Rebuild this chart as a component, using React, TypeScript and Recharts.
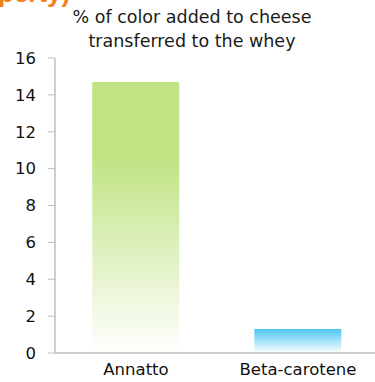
import { BarChart, Bar, XAxis, YAxis, Cell } from 'recharts'

const categories = ['Annatto', 'Beta-carotene']
const transferred = [14.7, 1.3]
const yTicks = [0, 2, 4, 6, 8, 10, 12, 14, 16]
const barColors = ['#c0e384', '#4ec6f2']

const data = categories.map((name, i) => ({ name, value: transferred[i] }))

const font = '"DejaVu Sans", sans-serif'

export default function App() {
  return (
    <div style={{ position: 'absolute', left: 0, top: 0, width: 375, height: 382, overflow: 'hidden', background: '#fff', fontFamily: font }}>
      <div style={{ position: 'absolute', left: -2, top: -22, color: '#f0821e', fontSize: 26, fontWeight: 'bold', fontFamily: '"Liberation Sans", sans-serif' }}>
        perty)
      </div>
      <div style={{ position: 'absolute', left: 0, width: 384, top: 5, textAlign: 'center', fontSize: 17.5, lineHeight: '24px', color: '#1a1a1a' }}>
        % of color added to cheese
        <br />
        transferred to the whey
      </div>
      <BarChart
        width={380}
        height={382}
        data={data}
        margin={{ top: 58, right: 1, left: 0, bottom: 0 }}
        barCategoryGap="23%"
      >
        <defs>
          <linearGradient id="g0" x1="0" y1="0" x2="0" y2="1">
            <stop offset="0%" stopColor={barColors[0]} />
            <stop offset="28%" stopColor={barColors[0]} />
            <stop offset="100%" stopColor="#ffffff" />
          </linearGradient>
          <linearGradient id="g1" x1="0" y1="0" x2="0" y2="1">
            <stop offset="0%" stopColor={barColors[1]} />
            <stop offset="100%" stopColor="#ffffff" />
          </linearGradient>
        </defs>
        <XAxis
          dataKey="name"
          height={29}
          tickLine={false}
          tickSize={0}
          tickMargin={10}
          axisLine={{ stroke: '#bfbfbf', strokeWidth: 1.5 }}
          tick={{ fill: '#111', fontSize: 16.5, fontFamily: font }}
        />
        <YAxis
          width={55}
          domain={[0, 16]}
          ticks={yTicks}
          interval={0}
          tickSize={7}
          tickMargin={12}
          axisLine={{ stroke: '#bfbfbf', strokeWidth: 1.5 }}
          tickLine={{ stroke: '#bfbfbf' }}
          tick={{ fill: '#111', fontSize: 16.5, fontFamily: font }}
        />
        <Bar dataKey="value" isAnimationActive={false}>
          {data.map((d, i) => (
            <Cell key={d.name} fill={`url(#g${i})`} />
          ))}
        </Bar>
      </BarChart>
    </div>
  )
}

▸ TASK TO CARRY OUT:
Drop the images and repeat the data exactly.

▸ EXERCISE ANSWER:
Rebuild this chart as a component, using React, TypeScript and Recharts.
import { BarChart, Bar, XAxis, YAxis, Cell } from 'recharts'

const categories = ['Annatto', 'Beta-carotene']
const transferred = [14.7, 1.3]
const yTicks = [0, 2, 4, 6, 8, 10, 12, 14, 16]
const barColors = ['#c0e384', '#4ec6f2']

const data = categories.map((name, i) => ({ name, value: transferred[i] }))

const font = '"DejaVu Sans", sans-serif'

export default function App() {
  return (
    <div style={{ position: 'absolute', left: 0, top: 0, width: 375, height: 382, overflow: 'hidden', background: '#fff', fontFamily: font }}>
      <div style={{ position: 'absolute', left: -2, top: -22, color: '#f0821e', fontSize: 26, fontWeight: 'bold', fontFamily: '"Liberation Sans", sans-serif' }}>
        perty)
      </div>
      <div style={{ position: 'absolute', left: 0, width: 384, top: 5, textAlign: 'center', fontSize: 17.5, lineHeight: '24px', color: '#1a1a1a' }}>
        % of color added to cheese
        <br />
        transferred to the whey
      </div>
      <BarChart
        width={380}
        height={382}
        data={data}
        margin={{ top: 58, right: 1, left: 0, bottom: 0 }}
        barCategoryGap="23%"
      >
        <defs>
          <linearGradient id="g0" x1="0" y1="0" x2="0" y2="1">
            <stop offset="0%" stopColor={barColors[0]} />
            <stop offset="28%" stopColor={barColors[0]} />
            <stop offset="100%" stopColor="#ffffff" />
          </linearGradient>
          <linearGradient id="g1" x1="0" y1="0" x2="0" y2="1">
            <stop offset="0%" stopColor={barColors[1]} />
            <stop offset="100%" stopColor="#ffffff" />
          </linearGradient>
        </defs>
        <XAxis
          dataKey="name"
          height={29}
          tickLine={false}
          tickSize={0}
          tickMargin={10}
          axisLine={{ stroke: '#bfbfbf', strokeWidth: 1.5 }}
          tick={{ fill: '#111', fontSize: 16.5, fontFamily: font }}
        />
        <YAxis
          width={55}
          domain={[0, 16]}
          ticks={yTicks}
          interval={0}
          tickSize={7}
          tickMargin={12}
          axisLine={{ stroke: '#bfbfbf', strokeWidth: 1.5 }}
          tickLine={{ stroke: '#bfbfbf' }}
          tick={{ fill: '#111', fontSize: 16.5, fontFamily: font }}
        />
        <Bar dataKey="value" isAnimationActive={false}>
          {data.map((d, i) => (
            <Cell key={d.name} fill={`url(#g${i})`} />
          ))}
        </Bar>
      </BarChart>
    </div>
  )
}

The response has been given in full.